Task prompt> Where a line holds the string "this", return that line.

Given entries>
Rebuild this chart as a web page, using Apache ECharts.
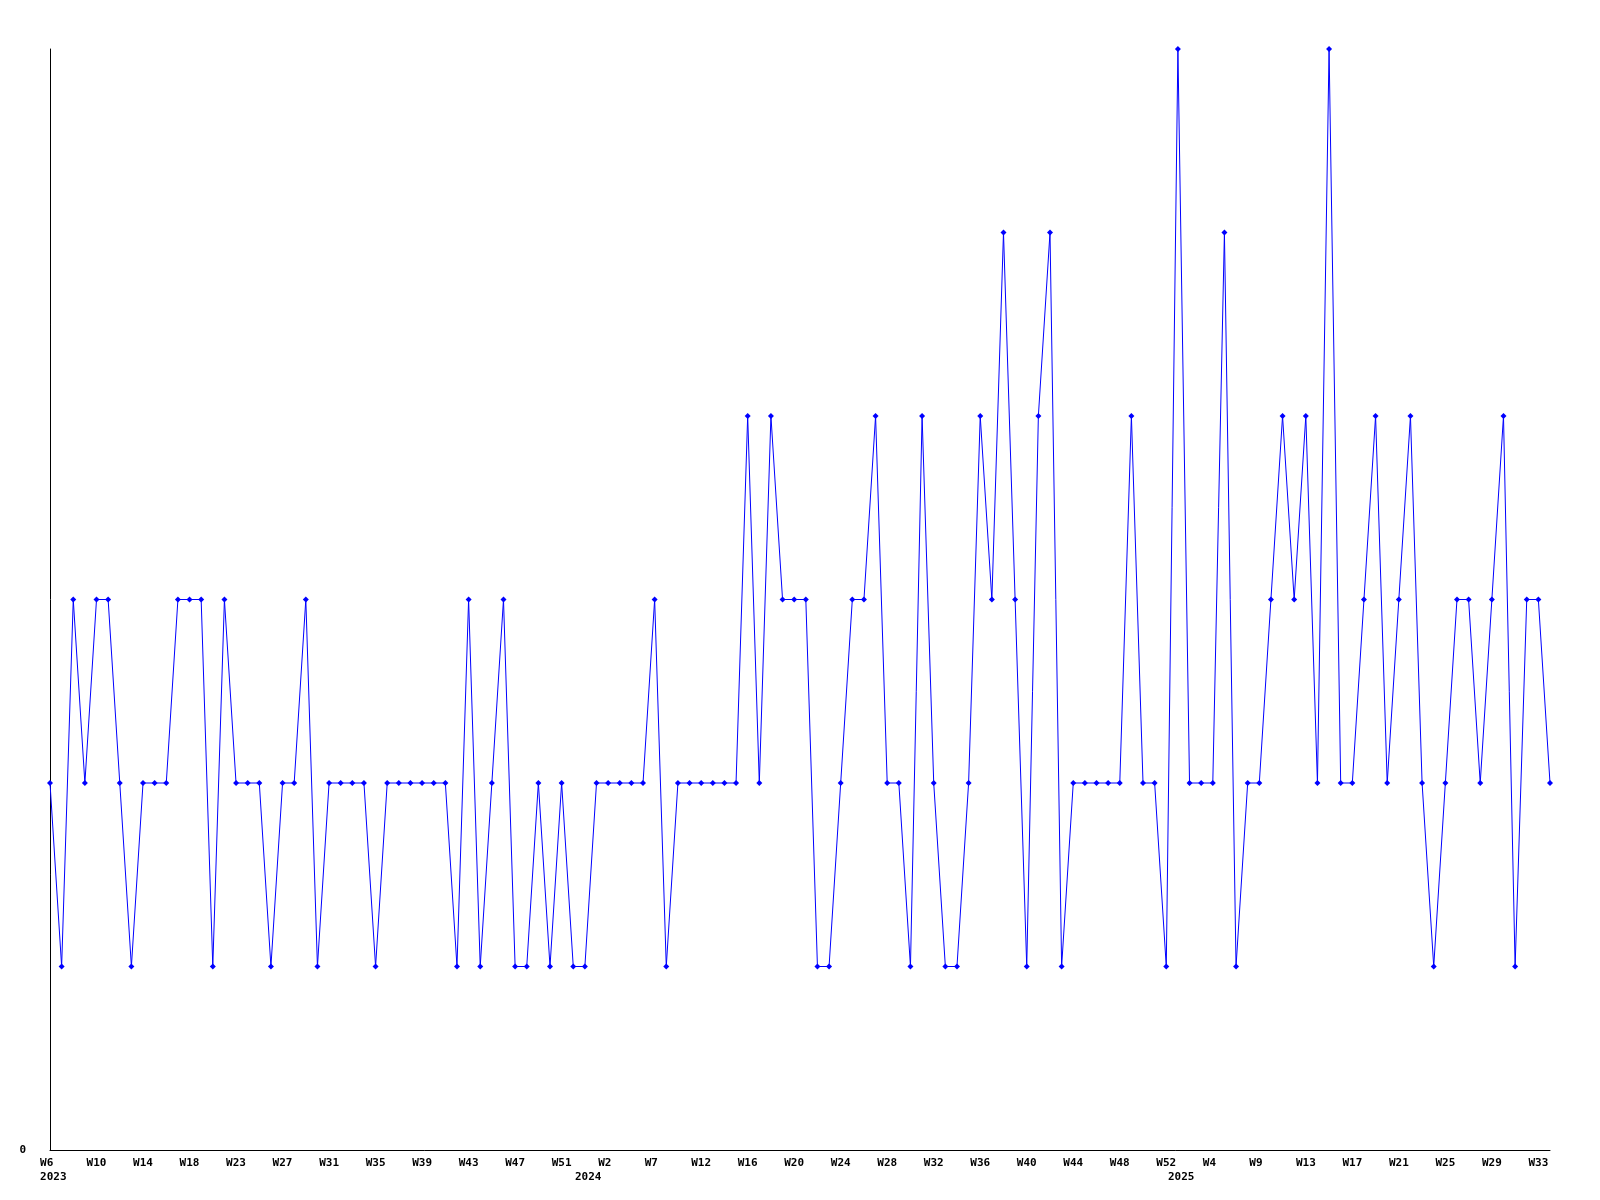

---

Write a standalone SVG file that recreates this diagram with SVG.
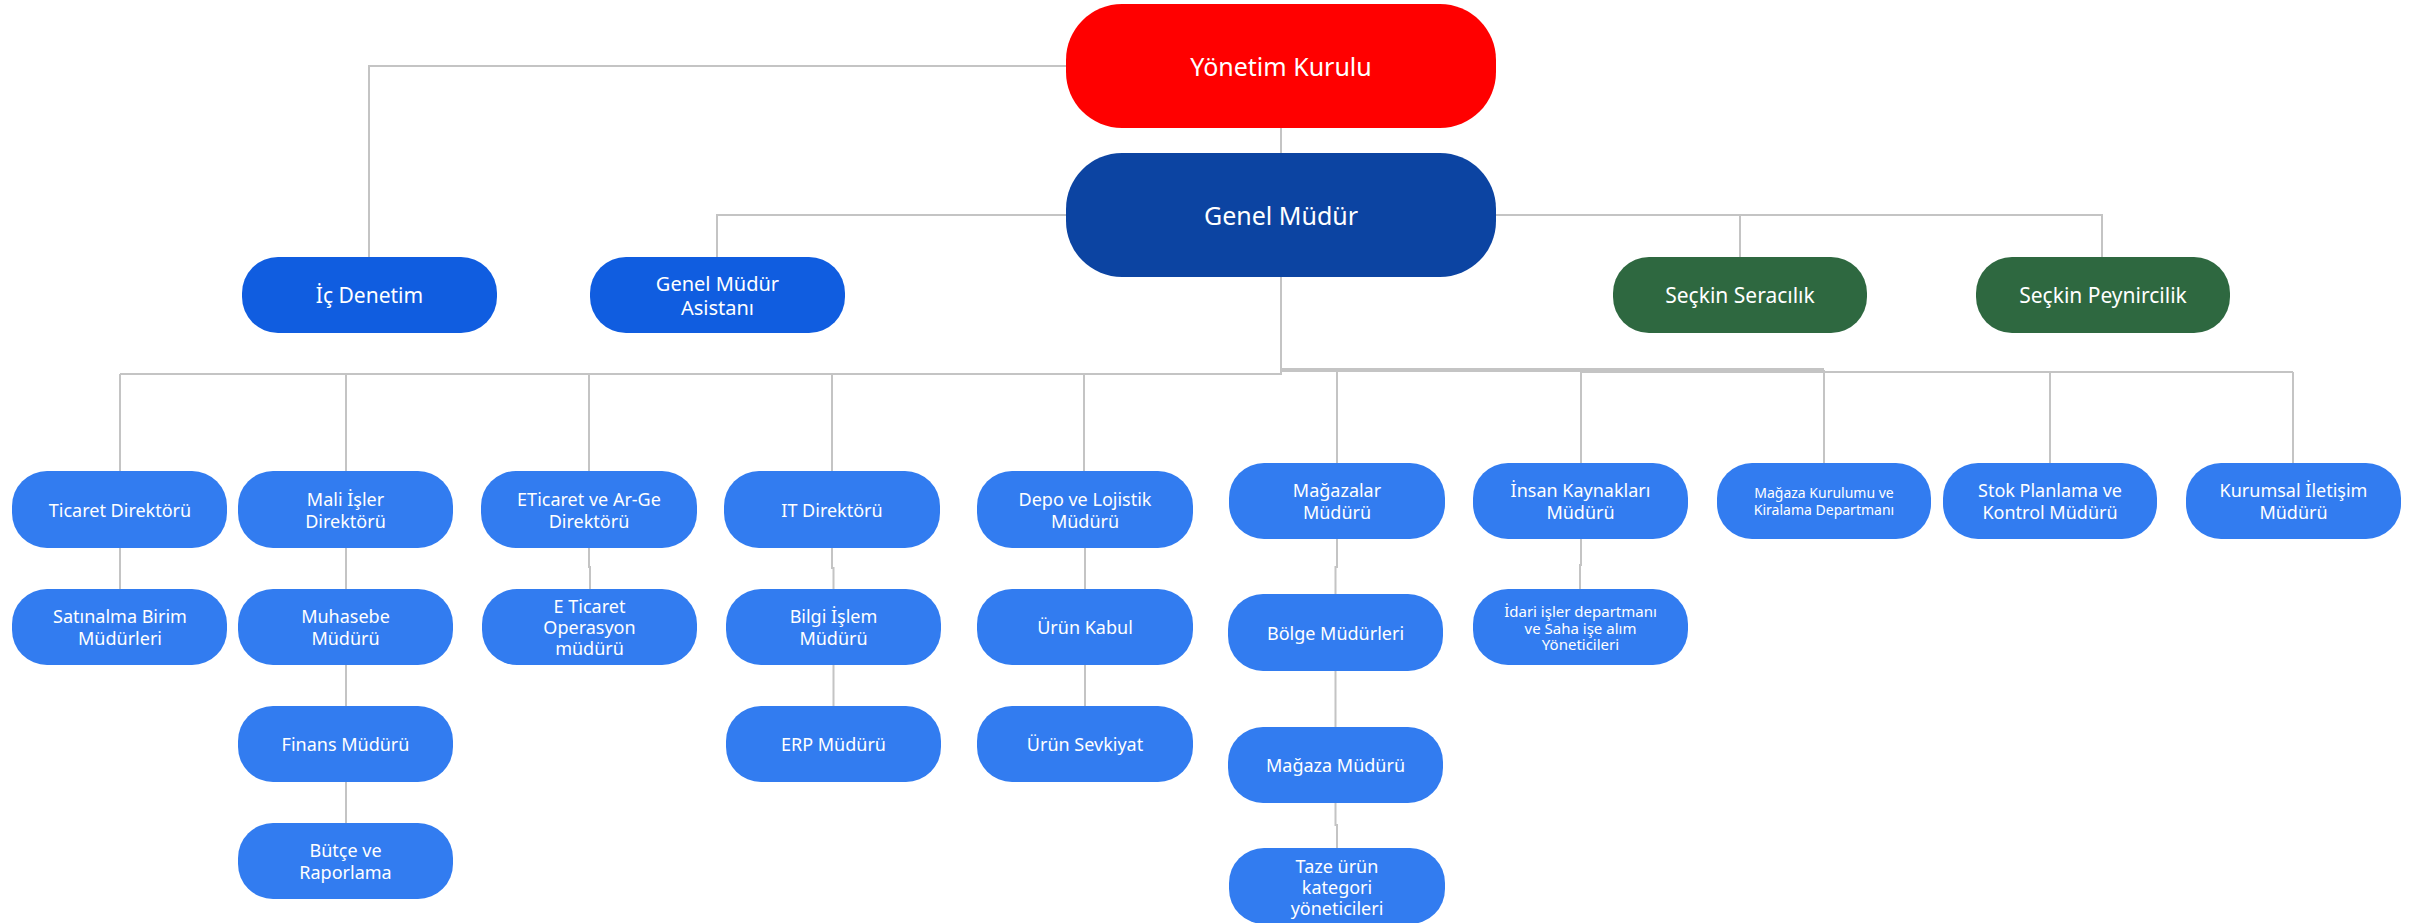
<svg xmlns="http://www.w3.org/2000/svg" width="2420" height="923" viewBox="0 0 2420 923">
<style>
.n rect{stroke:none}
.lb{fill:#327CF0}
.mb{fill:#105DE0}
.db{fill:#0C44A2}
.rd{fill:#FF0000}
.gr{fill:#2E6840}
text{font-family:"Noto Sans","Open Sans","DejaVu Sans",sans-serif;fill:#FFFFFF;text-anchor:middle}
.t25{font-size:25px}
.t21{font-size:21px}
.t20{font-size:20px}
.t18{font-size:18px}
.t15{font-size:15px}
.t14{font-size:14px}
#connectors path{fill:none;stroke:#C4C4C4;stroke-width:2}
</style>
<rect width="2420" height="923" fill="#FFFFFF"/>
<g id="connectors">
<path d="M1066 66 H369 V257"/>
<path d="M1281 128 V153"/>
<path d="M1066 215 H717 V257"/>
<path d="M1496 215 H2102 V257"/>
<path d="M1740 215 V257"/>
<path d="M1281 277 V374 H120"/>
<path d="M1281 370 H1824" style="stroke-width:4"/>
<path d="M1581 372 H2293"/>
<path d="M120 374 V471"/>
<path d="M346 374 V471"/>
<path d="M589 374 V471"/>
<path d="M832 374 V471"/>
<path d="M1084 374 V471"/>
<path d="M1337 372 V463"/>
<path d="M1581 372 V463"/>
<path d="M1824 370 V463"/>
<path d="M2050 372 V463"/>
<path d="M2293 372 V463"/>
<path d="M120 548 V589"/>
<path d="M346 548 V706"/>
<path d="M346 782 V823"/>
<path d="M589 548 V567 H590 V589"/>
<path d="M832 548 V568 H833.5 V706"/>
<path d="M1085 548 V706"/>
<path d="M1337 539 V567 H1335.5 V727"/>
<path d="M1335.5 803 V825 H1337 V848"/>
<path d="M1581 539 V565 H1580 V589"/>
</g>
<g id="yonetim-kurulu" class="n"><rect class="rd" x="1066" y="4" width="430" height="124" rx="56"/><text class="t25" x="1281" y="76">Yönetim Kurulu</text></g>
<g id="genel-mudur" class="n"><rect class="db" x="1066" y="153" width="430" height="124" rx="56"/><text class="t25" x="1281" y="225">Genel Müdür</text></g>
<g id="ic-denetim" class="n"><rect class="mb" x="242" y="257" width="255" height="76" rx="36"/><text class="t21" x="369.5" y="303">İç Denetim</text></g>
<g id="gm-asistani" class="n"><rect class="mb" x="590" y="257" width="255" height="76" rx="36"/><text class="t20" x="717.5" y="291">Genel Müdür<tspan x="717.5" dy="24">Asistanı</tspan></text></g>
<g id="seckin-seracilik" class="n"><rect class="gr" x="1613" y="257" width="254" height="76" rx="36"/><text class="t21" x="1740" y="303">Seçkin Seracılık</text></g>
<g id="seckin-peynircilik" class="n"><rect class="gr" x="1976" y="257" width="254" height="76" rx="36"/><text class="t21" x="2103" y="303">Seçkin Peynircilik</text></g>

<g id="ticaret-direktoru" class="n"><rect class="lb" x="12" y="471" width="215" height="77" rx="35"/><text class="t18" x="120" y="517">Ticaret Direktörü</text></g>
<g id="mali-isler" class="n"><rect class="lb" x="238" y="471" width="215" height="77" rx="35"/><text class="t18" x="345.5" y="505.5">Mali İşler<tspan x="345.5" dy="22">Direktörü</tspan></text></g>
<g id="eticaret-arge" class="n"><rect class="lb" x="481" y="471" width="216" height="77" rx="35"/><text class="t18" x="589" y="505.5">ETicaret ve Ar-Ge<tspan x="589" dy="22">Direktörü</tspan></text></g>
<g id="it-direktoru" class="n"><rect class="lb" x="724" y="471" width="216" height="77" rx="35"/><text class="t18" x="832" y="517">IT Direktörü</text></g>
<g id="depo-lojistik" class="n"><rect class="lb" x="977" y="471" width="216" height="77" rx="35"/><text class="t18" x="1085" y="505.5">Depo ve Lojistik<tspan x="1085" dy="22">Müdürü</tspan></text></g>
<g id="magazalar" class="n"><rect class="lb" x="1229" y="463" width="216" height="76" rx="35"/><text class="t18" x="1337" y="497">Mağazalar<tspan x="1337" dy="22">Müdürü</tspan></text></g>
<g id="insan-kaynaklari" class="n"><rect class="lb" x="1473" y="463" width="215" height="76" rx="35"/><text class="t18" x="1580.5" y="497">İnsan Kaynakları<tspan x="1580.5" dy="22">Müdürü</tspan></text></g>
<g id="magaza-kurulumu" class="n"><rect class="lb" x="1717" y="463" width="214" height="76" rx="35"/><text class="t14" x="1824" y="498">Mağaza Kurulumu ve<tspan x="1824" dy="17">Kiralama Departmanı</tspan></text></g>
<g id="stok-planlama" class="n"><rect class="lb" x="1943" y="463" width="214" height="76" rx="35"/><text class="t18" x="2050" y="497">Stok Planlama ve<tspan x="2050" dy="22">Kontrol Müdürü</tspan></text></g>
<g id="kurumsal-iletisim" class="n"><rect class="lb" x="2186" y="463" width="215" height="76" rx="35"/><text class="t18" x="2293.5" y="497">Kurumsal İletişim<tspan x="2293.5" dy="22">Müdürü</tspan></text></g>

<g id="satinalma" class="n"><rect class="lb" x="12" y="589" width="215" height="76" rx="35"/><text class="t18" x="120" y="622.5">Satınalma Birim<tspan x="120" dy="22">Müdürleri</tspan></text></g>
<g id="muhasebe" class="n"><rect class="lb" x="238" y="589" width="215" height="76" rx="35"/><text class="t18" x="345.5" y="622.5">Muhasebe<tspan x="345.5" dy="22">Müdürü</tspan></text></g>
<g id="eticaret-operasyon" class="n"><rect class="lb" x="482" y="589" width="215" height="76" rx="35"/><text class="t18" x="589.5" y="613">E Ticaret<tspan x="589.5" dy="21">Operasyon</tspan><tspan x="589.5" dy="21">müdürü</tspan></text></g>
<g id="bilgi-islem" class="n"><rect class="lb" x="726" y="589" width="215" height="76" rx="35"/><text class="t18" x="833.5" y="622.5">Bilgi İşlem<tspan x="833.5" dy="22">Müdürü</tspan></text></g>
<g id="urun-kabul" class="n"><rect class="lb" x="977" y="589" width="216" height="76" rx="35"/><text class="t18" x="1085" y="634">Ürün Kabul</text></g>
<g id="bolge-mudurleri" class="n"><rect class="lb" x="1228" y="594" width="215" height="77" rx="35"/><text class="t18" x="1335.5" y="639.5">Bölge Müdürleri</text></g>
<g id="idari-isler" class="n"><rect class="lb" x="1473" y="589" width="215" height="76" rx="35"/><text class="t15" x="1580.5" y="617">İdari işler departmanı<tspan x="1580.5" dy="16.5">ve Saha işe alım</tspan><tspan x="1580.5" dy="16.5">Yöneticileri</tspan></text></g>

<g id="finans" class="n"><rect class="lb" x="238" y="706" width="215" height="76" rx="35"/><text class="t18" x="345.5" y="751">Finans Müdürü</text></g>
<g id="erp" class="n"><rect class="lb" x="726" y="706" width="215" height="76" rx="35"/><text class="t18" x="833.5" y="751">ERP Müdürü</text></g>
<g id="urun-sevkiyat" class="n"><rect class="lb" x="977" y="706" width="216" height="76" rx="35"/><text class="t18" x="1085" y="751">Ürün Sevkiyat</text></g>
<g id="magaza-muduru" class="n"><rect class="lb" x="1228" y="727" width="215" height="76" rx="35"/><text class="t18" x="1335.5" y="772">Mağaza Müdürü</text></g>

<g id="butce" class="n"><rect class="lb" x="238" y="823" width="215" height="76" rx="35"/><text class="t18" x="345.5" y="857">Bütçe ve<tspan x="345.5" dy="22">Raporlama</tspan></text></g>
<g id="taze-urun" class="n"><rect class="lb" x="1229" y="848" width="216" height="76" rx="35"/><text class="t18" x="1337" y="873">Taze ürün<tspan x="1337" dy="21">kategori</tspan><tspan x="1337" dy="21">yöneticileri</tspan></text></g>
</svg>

...

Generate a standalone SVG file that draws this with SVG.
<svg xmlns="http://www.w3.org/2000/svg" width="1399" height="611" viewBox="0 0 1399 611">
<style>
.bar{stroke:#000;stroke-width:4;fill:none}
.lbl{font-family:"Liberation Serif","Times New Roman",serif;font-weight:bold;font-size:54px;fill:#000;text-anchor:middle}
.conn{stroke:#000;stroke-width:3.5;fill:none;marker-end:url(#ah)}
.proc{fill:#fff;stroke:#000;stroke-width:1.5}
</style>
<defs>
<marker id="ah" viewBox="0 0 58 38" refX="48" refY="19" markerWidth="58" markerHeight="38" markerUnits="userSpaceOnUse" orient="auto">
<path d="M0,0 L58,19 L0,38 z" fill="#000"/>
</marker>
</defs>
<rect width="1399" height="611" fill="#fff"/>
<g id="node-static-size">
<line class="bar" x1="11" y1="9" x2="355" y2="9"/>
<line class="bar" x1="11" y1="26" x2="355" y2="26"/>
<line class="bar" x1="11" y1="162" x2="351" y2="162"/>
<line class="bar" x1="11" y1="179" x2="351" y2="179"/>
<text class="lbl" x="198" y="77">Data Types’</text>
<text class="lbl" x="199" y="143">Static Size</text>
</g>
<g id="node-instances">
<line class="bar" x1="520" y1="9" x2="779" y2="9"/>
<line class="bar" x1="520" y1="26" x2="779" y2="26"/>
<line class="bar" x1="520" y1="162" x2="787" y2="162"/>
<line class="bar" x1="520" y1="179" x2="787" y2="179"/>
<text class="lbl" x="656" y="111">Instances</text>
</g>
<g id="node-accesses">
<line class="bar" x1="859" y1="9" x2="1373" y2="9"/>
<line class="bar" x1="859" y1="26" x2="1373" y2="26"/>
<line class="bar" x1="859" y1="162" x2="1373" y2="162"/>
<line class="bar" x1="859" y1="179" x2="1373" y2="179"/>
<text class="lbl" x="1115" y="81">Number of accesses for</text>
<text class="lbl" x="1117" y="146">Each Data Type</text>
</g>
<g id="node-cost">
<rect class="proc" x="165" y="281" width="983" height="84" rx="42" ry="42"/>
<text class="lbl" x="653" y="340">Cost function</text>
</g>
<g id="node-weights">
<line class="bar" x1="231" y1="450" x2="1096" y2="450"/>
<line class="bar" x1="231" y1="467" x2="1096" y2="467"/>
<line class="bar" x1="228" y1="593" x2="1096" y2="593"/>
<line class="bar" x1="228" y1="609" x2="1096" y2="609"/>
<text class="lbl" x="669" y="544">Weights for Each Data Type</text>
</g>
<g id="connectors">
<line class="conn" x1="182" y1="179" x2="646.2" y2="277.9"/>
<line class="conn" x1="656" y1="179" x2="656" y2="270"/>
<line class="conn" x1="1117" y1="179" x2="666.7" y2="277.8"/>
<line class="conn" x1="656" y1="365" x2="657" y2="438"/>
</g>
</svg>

In response>
Rebuild this chart as a web page, using Apache ECharts.
Write a standalone SVG file that recreates this diagram with SVG.
Generate a standalone SVG file that draws this with SVG.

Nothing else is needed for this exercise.